**EXERCISE GOAL:**
Set down the full listing exactly as given. Any pictures are to be left out.

**COLLECTED MATERIAL:**
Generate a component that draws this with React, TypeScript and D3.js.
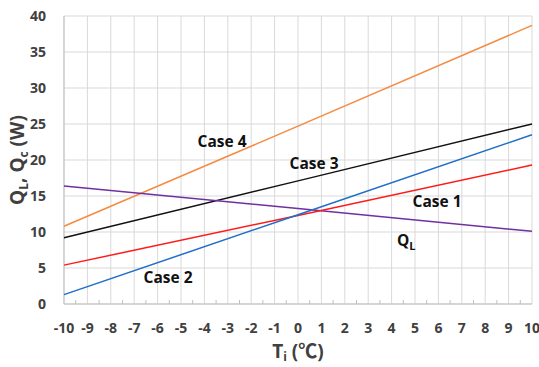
import React from "react";
import * as d3 from "d3";

// temperatures read at ends and middle
const temps = [-10, 0, 10];
const case1 = [5.4, 12.3, 19.3];
const case2 = [1.3, 12.4, 23.5];
const case3 = [9.2, 17.1, 25.0];
const case4 = [10.8, 24.7, 38.7];
const qL = [16.4, 13.25, 10.1];

const xTicks = d3.range(-10, 11);
const yTicks = [0, 5, 10, 15, 20, 25, 30, 35, 40];

const series = [
  { name: "Case 4", values: case4, color: "#f58a42" },
  { name: "Case 3", values: case3, color: "#111111" },
  { name: "QL", values: qL, color: "#7030a0" },
  { name: "Case 1", values: case1, color: "#ff1a1a" },
  { name: "Case 2", values: case2, color: "#1f6ec8" },
];

const W = 539;
const H = 367;
const margin = { left: 64, right: 7, top: 16, bottom: 63 };

const font = "'Open Sans', 'Noto Sans CJK KR', sans-serif";

const App = () => {
  const x = d3
    .scaleLinear()
    .domain([-10, 10])
    .range([margin.left, W - margin.right]);
  const y = d3
    .scaleLinear()
    .domain([0, 40])
    .range([H - margin.bottom, margin.top]);

  const line = d3
    .line<number>()
    .x((d, i) => x(temps[i]))
    .y((d) => y(d));

  const minor = d3.range(-9.5, 10, 1);

  return (
    <svg
      width={W}
      height={H}
      style={{ position: "absolute", left: 0, top: 0, background: "#fff" }}
    >
      {/* grid */}
      {yTicks.map((t) => (
        <line
          key={"gy" + t}
          x1={x(-10)}
          x2={x(10)}
          y1={y(t)}
          y2={y(t)}
          stroke="#d9d9d9"
          strokeWidth={1}
        />
      ))}
      {xTicks.map((t) => (
        <line
          key={"gx" + t}
          x1={x(t)}
          x2={x(t)}
          y1={y(0)}
          y2={y(40)}
          stroke="#d9d9d9"
          strokeWidth={1}
        />
      ))}
      {/* axes */}
      <line x1={x(-10)} x2={x(-10)} y1={y(0)} y2={y(40)} stroke="#bfbfbf" />
      <line x1={x(-10)} x2={x(10)} y1={y(0)} y2={y(0)} stroke="#bfbfbf" />
      {minor.map((t) => (
        <line
          key={"mt" + t}
          x1={x(t)}
          x2={x(t)}
          y1={y(0)}
          y2={y(0) - 4}
          stroke="#bfbfbf"
        />
      ))}

      {/* series */}
      {series.map((s) => (
        <path
          key={s.name}
          d={line(s.values) || ""}
          fill="none"
          stroke={s.color}
          strokeWidth={1.5}
        />
      ))}

      {/* tick labels */}
      {yTicks.map((t) => (
        <text
          key={"yl" + t}
          x={46}
          y={y(t)}
          dy="0.35em"
          textAnchor="end"
          fontFamily={font}
          fontWeight="bold"
          fontSize={14}
          fill="#404040"
        >
          {t}
        </text>
      ))}
      {xTicks.map((t) => (
        <text
          key={"xl" + t}
          x={x(t)}
          y={328}
          dy="0.35em"
          textAnchor="middle"
          fontFamily={font}
          fontWeight="bold"
          fontSize={14}
          fill="#404040"
        >
          {t}
        </text>
      ))}

      {/* axis titles */}
      <text
        x={(x(-10) + x(10)) / 2}
        y={358}
        textAnchor="middle"
        fontFamily={font}
        fontWeight="bold"
        fontSize={19}
        fill="#404040"
      >
        T<tspan fontSize={12} dy={3}>i</tspan>
        <tspan dy={-3}> (℃)</tspan>
      </text>
      <text
        transform={`translate(24,${(y(0) + y(40)) / 2}) rotate(-90)`}
        textAnchor="middle"
        fontFamily={font}
        fontWeight="bold"
        fontSize={19}
        fill="#404040"
      >
        Q<tspan fontSize={12} dy={4}>L</tspan>
        <tspan dy={-4}>, Q</tspan>
        <tspan fontSize={12} dy={4}>c</tspan>
        <tspan dy={-4}> (W)</tspan>
      </text>

      {/* series labels */}
      <text x={222} y={147} textAnchor="middle" fontFamily={font} fontWeight="bold" fontSize={15.5} fill="#111">
        Case 4
      </text>
      <text x={314} y={169} textAnchor="middle" fontFamily={font} fontWeight="bold" fontSize={15.5} fill="#111">
        Case 3
      </text>
      <text x={437} y={207} textAnchor="middle" fontFamily={font} fontWeight="bold" fontSize={15.5} fill="#111">
        Case 1
      </text>
      <text x={168} y={283} textAnchor="middle" fontFamily={font} fontWeight="bold" fontSize={15.5} fill="#111">
        Case 2
      </text>
      <text x={397} y={246} fontFamily={font} fontWeight="bold" fontSize={15.5} fill="#111">
        Q<tspan fontSize={11} dy={4}>L</tspan>
      </text>
    </svg>
  );
};

export default App;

**ANSWER FOR THIS EXERCISE:**
Generate a component that draws this with React, TypeScript and D3.js.
import React from "react";
import * as d3 from "d3";

// temperatures read at ends and middle
const temps = [-10, 0, 10];
const case1 = [5.4, 12.3, 19.3];
const case2 = [1.3, 12.4, 23.5];
const case3 = [9.2, 17.1, 25.0];
const case4 = [10.8, 24.7, 38.7];
const qL = [16.4, 13.25, 10.1];

const xTicks = d3.range(-10, 11);
const yTicks = [0, 5, 10, 15, 20, 25, 30, 35, 40];

const series = [
  { name: "Case 4", values: case4, color: "#f58a42" },
  { name: "Case 3", values: case3, color: "#111111" },
  { name: "QL", values: qL, color: "#7030a0" },
  { name: "Case 1", values: case1, color: "#ff1a1a" },
  { name: "Case 2", values: case2, color: "#1f6ec8" },
];

const W = 539;
const H = 367;
const margin = { left: 64, right: 7, top: 16, bottom: 63 };

const font = "'Open Sans', 'Noto Sans CJK KR', sans-serif";

const App = () => {
  const x = d3
    .scaleLinear()
    .domain([-10, 10])
    .range([margin.left, W - margin.right]);
  const y = d3
    .scaleLinear()
    .domain([0, 40])
    .range([H - margin.bottom, margin.top]);

  const line = d3
    .line<number>()
    .x((d, i) => x(temps[i]))
    .y((d) => y(d));

  const minor = d3.range(-9.5, 10, 1);

  return (
    <svg
      width={W}
      height={H}
      style={{ position: "absolute", left: 0, top: 0, background: "#fff" }}
    >
      {/* grid */}
      {yTicks.map((t) => (
        <line
          key={"gy" + t}
          x1={x(-10)}
          x2={x(10)}
          y1={y(t)}
          y2={y(t)}
          stroke="#d9d9d9"
          strokeWidth={1}
        />
      ))}
      {xTicks.map((t) => (
        <line
          key={"gx" + t}
          x1={x(t)}
          x2={x(t)}
          y1={y(0)}
          y2={y(40)}
          stroke="#d9d9d9"
          strokeWidth={1}
        />
      ))}
      {/* axes */}
      <line x1={x(-10)} x2={x(-10)} y1={y(0)} y2={y(40)} stroke="#bfbfbf" />
      <line x1={x(-10)} x2={x(10)} y1={y(0)} y2={y(0)} stroke="#bfbfbf" />
      {minor.map((t) => (
        <line
          key={"mt" + t}
          x1={x(t)}
          x2={x(t)}
          y1={y(0)}
          y2={y(0) - 4}
          stroke="#bfbfbf"
        />
      ))}

      {/* series */}
      {series.map((s) => (
        <path
          key={s.name}
          d={line(s.values) || ""}
          fill="none"
          stroke={s.color}
          strokeWidth={1.5}
        />
      ))}

      {/* tick labels */}
      {yTicks.map((t) => (
        <text
          key={"yl" + t}
          x={46}
          y={y(t)}
          dy="0.35em"
          textAnchor="end"
          fontFamily={font}
          fontWeight="bold"
          fontSize={14}
          fill="#404040"
        >
          {t}
        </text>
      ))}
      {xTicks.map((t) => (
        <text
          key={"xl" + t}
          x={x(t)}
          y={328}
          dy="0.35em"
          textAnchor="middle"
          fontFamily={font}
          fontWeight="bold"
          fontSize={14}
          fill="#404040"
        >
          {t}
        </text>
      ))}

      {/* axis titles */}
      <text
        x={(x(-10) + x(10)) / 2}
        y={358}
        textAnchor="middle"
        fontFamily={font}
        fontWeight="bold"
        fontSize={19}
        fill="#404040"
      >
        T<tspan fontSize={12} dy={3}>i</tspan>
        <tspan dy={-3}> (℃)</tspan>
      </text>
      <text
        transform={`translate(24,${(y(0) + y(40)) / 2}) rotate(-90)`}
        textAnchor="middle"
        fontFamily={font}
        fontWeight="bold"
        fontSize={19}
        fill="#404040"
      >
        Q<tspan fontSize={12} dy={4}>L</tspan>
        <tspan dy={-4}>, Q</tspan>
        <tspan fontSize={12} dy={4}>c</tspan>
        <tspan dy={-4}> (W)</tspan>
      </text>

      {/* series labels */}
      <text x={222} y={147} textAnchor="middle" fontFamily={font} fontWeight="bold" fontSize={15.5} fill="#111">
        Case 4
      </text>
      <text x={314} y={169} textAnchor="middle" fontFamily={font} fontWeight="bold" fontSize={15.5} fill="#111">
        Case 3
      </text>
      <text x={437} y={207} textAnchor="middle" fontFamily={font} fontWeight="bold" fontSize={15.5} fill="#111">
        Case 1
      </text>
      <text x={168} y={283} textAnchor="middle" fontFamily={font} fontWeight="bold" fontSize={15.5} fill="#111">
        Case 2
      </text>
      <text x={397} y={246} fontFamily={font} fontWeight="bold" fontSize={15.5} fill="#111">
        Q<tspan fontSize={11} dy={4}>L</tspan>
      </text>
    </svg>
  );
};

export default App;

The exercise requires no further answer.